> [DIRECTIONS FOR THIS TASK]: Starting at the first line of the data, print each line verbatim up to and including the line bearing "0.2092, 0.1183, 0.0119];", omitting pictures.
==================================================
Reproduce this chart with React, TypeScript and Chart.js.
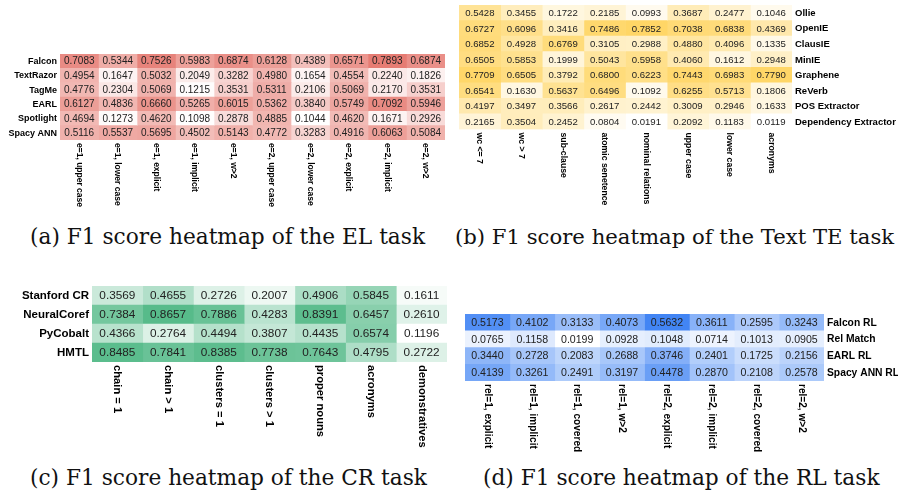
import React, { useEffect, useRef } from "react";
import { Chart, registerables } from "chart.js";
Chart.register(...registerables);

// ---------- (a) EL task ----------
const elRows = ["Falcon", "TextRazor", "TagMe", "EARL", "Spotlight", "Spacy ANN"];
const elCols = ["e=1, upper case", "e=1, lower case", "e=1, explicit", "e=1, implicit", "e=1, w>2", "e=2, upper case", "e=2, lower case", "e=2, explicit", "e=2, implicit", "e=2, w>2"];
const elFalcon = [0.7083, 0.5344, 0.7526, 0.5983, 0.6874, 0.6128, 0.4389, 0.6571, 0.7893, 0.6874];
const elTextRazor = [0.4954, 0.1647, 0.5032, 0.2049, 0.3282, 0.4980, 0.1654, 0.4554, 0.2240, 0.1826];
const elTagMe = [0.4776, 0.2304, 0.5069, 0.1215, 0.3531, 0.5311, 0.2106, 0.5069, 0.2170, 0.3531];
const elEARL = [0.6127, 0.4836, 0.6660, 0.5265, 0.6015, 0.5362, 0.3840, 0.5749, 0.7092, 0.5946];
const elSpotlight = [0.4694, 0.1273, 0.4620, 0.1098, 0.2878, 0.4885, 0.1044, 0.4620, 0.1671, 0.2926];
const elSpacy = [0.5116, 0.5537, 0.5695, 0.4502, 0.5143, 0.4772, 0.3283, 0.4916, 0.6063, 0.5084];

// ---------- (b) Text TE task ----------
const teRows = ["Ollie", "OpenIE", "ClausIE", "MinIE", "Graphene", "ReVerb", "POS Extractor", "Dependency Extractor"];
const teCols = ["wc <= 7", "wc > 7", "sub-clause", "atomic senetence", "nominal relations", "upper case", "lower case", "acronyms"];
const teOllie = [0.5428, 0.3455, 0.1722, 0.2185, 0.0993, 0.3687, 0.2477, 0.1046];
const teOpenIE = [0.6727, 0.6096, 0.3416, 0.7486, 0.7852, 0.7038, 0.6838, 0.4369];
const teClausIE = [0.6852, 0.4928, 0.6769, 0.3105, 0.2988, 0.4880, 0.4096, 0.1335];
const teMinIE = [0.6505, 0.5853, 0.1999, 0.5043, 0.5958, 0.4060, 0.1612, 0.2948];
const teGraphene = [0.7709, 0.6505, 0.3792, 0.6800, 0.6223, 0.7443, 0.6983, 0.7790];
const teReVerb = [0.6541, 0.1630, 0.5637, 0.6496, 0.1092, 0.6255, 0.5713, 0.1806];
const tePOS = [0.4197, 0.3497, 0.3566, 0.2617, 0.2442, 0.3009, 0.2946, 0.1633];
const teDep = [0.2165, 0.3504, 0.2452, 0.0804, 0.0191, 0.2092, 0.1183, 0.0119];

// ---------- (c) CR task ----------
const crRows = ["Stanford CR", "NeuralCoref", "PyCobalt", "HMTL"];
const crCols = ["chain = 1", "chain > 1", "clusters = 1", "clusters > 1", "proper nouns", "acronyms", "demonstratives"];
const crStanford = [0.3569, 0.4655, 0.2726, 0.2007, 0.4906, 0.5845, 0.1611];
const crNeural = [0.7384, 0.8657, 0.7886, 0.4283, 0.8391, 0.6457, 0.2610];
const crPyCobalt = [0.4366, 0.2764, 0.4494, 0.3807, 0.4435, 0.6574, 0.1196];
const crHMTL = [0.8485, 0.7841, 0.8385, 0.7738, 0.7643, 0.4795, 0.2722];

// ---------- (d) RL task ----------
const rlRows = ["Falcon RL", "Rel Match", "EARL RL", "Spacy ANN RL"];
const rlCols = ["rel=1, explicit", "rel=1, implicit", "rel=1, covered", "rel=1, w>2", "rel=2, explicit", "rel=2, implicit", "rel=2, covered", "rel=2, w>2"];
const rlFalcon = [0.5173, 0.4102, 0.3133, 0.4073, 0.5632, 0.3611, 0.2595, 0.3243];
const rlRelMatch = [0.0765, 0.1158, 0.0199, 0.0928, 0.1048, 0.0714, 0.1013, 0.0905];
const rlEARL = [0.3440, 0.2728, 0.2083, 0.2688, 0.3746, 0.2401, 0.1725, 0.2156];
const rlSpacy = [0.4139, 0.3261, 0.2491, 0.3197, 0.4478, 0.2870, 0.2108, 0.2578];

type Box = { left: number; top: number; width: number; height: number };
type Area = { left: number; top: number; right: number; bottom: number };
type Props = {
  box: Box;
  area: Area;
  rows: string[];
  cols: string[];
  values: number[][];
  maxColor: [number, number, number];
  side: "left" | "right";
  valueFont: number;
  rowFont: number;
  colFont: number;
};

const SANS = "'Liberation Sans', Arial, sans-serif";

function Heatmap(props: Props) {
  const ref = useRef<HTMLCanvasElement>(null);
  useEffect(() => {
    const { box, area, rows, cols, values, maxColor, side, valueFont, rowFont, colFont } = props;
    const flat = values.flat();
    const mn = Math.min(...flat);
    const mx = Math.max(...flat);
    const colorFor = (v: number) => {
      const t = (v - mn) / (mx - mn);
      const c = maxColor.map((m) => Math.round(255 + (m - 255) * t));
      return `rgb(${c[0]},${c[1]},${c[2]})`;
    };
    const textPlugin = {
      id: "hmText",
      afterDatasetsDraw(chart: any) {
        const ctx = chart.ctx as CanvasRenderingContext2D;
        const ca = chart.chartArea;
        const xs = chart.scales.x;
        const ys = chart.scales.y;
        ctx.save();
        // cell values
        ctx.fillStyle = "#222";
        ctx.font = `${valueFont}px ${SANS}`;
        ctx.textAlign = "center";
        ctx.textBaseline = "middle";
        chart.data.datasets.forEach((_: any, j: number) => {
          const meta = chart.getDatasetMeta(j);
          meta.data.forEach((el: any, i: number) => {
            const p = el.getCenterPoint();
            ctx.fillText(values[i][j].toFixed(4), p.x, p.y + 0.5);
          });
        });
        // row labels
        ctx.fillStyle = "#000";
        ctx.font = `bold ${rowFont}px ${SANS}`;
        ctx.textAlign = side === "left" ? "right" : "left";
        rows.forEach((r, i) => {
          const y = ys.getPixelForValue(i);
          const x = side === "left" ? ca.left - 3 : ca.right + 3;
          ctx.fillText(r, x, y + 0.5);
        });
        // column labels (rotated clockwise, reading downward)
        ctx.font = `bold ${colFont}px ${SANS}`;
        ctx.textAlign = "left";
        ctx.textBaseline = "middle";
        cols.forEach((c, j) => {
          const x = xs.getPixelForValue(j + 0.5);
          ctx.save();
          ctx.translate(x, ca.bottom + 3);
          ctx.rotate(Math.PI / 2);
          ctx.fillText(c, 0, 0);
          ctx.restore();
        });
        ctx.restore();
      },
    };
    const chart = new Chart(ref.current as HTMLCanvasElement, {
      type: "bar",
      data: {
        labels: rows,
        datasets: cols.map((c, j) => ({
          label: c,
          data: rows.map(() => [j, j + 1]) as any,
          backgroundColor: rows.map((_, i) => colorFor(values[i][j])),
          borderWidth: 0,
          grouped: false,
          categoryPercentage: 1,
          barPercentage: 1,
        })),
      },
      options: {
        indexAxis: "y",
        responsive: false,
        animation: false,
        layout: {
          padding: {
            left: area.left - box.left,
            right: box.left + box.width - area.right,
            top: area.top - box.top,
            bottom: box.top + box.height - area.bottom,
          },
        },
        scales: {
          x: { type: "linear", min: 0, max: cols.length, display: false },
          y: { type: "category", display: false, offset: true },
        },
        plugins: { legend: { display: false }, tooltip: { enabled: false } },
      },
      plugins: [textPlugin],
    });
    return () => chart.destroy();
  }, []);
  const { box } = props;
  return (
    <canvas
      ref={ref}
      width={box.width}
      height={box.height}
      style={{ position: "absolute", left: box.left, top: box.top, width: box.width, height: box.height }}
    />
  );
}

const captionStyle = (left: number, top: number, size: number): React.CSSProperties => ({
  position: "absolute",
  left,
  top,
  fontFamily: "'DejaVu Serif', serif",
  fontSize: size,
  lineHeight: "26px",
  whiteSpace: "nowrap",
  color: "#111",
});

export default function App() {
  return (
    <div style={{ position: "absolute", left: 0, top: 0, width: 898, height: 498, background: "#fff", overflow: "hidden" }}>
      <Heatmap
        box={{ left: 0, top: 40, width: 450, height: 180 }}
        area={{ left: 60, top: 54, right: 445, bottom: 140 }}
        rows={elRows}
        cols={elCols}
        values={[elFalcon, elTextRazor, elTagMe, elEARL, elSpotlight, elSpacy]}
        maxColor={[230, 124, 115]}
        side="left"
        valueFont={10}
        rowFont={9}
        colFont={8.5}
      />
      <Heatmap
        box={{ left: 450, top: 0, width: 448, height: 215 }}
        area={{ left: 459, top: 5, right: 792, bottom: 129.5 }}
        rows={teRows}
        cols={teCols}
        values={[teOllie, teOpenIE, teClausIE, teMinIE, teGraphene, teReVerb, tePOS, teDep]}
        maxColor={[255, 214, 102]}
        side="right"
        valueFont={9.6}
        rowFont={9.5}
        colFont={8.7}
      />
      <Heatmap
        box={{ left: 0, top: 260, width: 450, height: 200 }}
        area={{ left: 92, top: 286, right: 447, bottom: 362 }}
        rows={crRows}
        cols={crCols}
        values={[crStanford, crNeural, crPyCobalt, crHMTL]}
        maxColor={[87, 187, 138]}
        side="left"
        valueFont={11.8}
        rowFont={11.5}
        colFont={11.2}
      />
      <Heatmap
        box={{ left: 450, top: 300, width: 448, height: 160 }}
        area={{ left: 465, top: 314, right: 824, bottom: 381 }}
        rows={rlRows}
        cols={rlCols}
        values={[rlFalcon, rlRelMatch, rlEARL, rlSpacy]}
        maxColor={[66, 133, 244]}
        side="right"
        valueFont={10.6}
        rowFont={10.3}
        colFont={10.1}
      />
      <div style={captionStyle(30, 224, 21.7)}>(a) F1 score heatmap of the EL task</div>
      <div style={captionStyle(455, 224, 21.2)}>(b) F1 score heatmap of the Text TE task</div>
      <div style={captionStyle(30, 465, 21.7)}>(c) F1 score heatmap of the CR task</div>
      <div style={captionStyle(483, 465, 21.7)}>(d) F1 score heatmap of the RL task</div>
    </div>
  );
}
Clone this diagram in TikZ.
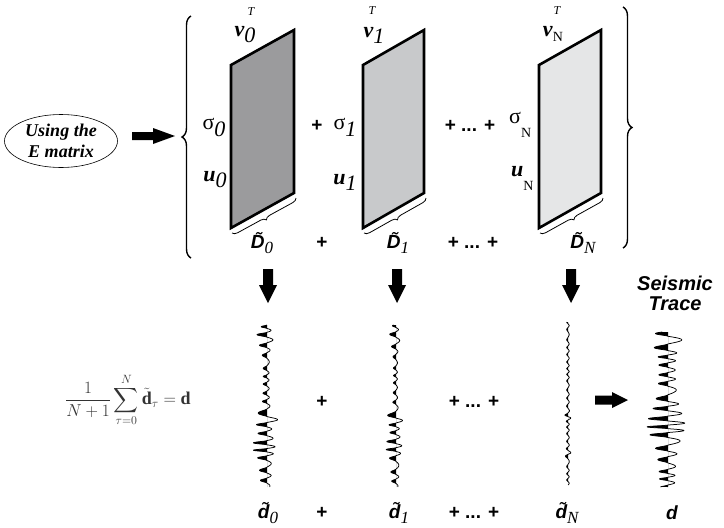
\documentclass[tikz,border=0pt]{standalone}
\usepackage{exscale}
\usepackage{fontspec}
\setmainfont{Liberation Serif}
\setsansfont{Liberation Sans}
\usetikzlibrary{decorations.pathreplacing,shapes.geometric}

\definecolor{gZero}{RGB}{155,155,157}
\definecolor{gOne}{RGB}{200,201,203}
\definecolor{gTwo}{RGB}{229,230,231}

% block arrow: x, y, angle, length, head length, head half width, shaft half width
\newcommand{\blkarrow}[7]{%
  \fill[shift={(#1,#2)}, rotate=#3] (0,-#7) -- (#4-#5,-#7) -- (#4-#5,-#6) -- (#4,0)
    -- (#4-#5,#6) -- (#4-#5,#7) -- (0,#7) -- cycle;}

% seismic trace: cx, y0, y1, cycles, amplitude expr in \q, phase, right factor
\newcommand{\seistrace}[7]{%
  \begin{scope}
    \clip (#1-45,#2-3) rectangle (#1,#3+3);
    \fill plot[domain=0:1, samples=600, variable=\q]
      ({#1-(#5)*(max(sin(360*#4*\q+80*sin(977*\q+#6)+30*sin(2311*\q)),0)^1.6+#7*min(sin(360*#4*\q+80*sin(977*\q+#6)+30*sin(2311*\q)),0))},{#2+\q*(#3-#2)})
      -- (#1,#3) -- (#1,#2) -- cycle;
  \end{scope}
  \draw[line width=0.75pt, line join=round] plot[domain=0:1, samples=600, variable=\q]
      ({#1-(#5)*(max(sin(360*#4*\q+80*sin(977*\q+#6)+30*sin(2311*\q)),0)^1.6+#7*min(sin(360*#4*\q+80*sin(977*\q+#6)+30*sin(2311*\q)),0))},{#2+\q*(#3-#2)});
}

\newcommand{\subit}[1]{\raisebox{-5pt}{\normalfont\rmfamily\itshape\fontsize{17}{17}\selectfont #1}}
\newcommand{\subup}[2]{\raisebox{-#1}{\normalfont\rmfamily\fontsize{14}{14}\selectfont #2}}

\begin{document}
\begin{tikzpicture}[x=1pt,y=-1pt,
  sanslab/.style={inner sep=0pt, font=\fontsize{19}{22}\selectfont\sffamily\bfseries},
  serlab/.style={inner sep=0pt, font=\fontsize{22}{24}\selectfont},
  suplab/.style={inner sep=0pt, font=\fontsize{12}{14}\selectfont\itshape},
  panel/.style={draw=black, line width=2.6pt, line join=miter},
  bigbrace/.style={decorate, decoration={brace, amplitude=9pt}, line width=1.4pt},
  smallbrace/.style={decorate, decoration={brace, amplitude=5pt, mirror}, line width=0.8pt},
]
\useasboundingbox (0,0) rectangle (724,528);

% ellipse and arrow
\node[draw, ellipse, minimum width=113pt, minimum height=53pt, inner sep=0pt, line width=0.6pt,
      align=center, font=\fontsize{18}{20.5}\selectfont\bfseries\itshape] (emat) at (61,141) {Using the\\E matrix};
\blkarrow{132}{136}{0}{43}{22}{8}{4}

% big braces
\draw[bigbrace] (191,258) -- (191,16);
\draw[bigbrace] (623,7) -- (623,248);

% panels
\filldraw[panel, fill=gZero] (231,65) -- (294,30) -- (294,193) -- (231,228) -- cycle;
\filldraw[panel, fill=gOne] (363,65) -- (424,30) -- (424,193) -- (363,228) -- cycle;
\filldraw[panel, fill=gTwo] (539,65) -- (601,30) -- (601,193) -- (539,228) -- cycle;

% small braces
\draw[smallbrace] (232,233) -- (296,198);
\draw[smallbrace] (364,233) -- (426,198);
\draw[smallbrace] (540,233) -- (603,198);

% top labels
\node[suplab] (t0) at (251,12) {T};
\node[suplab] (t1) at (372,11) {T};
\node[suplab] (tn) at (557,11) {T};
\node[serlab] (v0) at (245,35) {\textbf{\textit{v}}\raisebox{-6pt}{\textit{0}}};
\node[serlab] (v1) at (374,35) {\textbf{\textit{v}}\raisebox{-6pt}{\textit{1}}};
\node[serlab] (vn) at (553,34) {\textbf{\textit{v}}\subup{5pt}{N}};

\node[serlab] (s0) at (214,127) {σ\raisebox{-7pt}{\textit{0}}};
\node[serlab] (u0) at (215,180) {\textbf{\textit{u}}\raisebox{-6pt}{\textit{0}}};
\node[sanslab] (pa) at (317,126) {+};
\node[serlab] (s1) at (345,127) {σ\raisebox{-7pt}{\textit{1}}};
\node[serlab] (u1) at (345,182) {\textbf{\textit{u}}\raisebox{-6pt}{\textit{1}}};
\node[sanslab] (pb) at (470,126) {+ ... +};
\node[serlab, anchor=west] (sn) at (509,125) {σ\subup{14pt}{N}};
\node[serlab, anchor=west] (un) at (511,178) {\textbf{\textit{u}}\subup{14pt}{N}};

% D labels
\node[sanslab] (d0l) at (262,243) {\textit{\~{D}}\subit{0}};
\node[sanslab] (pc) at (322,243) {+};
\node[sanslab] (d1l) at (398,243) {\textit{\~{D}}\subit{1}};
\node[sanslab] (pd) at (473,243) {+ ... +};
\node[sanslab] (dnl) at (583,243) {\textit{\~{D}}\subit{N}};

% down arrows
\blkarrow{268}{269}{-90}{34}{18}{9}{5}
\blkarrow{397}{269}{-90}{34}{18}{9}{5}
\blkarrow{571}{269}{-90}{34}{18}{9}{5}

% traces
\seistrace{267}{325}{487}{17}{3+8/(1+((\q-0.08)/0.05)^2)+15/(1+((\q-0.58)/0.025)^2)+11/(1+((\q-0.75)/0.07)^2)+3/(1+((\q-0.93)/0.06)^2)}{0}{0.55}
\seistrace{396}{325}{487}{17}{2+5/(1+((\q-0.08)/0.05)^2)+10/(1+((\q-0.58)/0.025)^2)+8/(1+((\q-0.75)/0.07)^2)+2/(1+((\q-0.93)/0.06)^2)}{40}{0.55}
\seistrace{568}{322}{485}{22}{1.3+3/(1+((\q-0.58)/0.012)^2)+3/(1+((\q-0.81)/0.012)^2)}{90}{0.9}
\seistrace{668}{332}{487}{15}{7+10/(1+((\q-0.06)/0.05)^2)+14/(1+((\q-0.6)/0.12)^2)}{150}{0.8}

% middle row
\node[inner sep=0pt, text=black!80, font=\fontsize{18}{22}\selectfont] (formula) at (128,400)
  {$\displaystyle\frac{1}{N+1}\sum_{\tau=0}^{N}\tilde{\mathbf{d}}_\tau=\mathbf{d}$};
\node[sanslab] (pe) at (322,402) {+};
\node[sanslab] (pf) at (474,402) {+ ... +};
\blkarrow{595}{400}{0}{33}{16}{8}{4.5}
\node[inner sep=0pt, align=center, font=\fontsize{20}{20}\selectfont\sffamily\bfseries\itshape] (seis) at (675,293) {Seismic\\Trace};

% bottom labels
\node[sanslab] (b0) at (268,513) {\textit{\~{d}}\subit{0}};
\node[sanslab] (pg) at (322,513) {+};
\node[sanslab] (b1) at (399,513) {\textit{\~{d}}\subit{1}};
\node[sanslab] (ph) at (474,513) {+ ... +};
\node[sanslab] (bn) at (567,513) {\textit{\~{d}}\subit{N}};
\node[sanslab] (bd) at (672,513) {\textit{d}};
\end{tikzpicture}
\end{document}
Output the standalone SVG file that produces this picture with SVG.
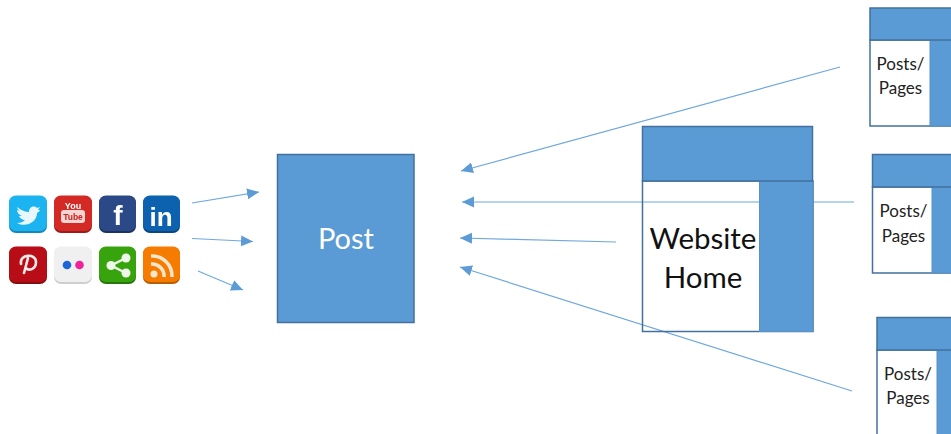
==================================================
> [FINISHED ANSWER]:
Reproduce this chart with React, TypeScript and Chart.js.
import React, { useEffect, useRef } from "react";
import { Chart, registerables } from "chart.js";
Chart.register(...registerables);

// ---------- (a) EL task ----------
const elRows = ["Falcon", "TextRazor", "TagMe", "EARL", "Spotlight", "Spacy ANN"];
const elCols = ["e=1, upper case", "e=1, lower case", "e=1, explicit", "e=1, implicit", "e=1, w>2", "e=2, upper case", "e=2, lower case", "e=2, explicit", "e=2, implicit", "e=2, w>2"];
const elFalcon = [0.7083, 0.5344, 0.7526, 0.5983, 0.6874, 0.6128, 0.4389, 0.6571, 0.7893, 0.6874];
const elTextRazor = [0.4954, 0.1647, 0.5032, 0.2049, 0.3282, 0.4980, 0.1654, 0.4554, 0.2240, 0.1826];
const elTagMe = [0.4776, 0.2304, 0.5069, 0.1215, 0.3531, 0.5311, 0.2106, 0.5069, 0.2170, 0.3531];
const elEARL = [0.6127, 0.4836, 0.6660, 0.5265, 0.6015, 0.5362, 0.3840, 0.5749, 0.7092, 0.5946];
const elSpotlight = [0.4694, 0.1273, 0.4620, 0.1098, 0.2878, 0.4885, 0.1044, 0.4620, 0.1671, 0.2926];
const elSpacy = [0.5116, 0.5537, 0.5695, 0.4502, 0.5143, 0.4772, 0.3283, 0.4916, 0.6063, 0.5084];

// ---------- (b) Text TE task ----------
const teRows = ["Ollie", "OpenIE", "ClausIE", "MinIE", "Graphene", "ReVerb", "POS Extractor", "Dependency Extractor"];
const teCols = ["wc <= 7", "wc > 7", "sub-clause", "atomic senetence", "nominal relations", "upper case", "lower case", "acronyms"];
const teOllie = [0.5428, 0.3455, 0.1722, 0.2185, 0.0993, 0.3687, 0.2477, 0.1046];
const teOpenIE = [0.6727, 0.6096, 0.3416, 0.7486, 0.7852, 0.7038, 0.6838, 0.4369];
const teClausIE = [0.6852, 0.4928, 0.6769, 0.3105, 0.2988, 0.4880, 0.4096, 0.1335];
const teMinIE = [0.6505, 0.5853, 0.1999, 0.5043, 0.5958, 0.4060, 0.1612, 0.2948];
const teGraphene = [0.7709, 0.6505, 0.3792, 0.6800, 0.6223, 0.7443, 0.6983, 0.7790];
const teReVerb = [0.6541, 0.1630, 0.5637, 0.6496, 0.1092, 0.6255, 0.5713, 0.1806];
const tePOS = [0.4197, 0.3497, 0.3566, 0.2617, 0.2442, 0.3009, 0.2946, 0.1633];
const teDep = [0.2165, 0.3504, 0.2452, 0.0804, 0.0191, 0.2092, 0.1183, 0.0119];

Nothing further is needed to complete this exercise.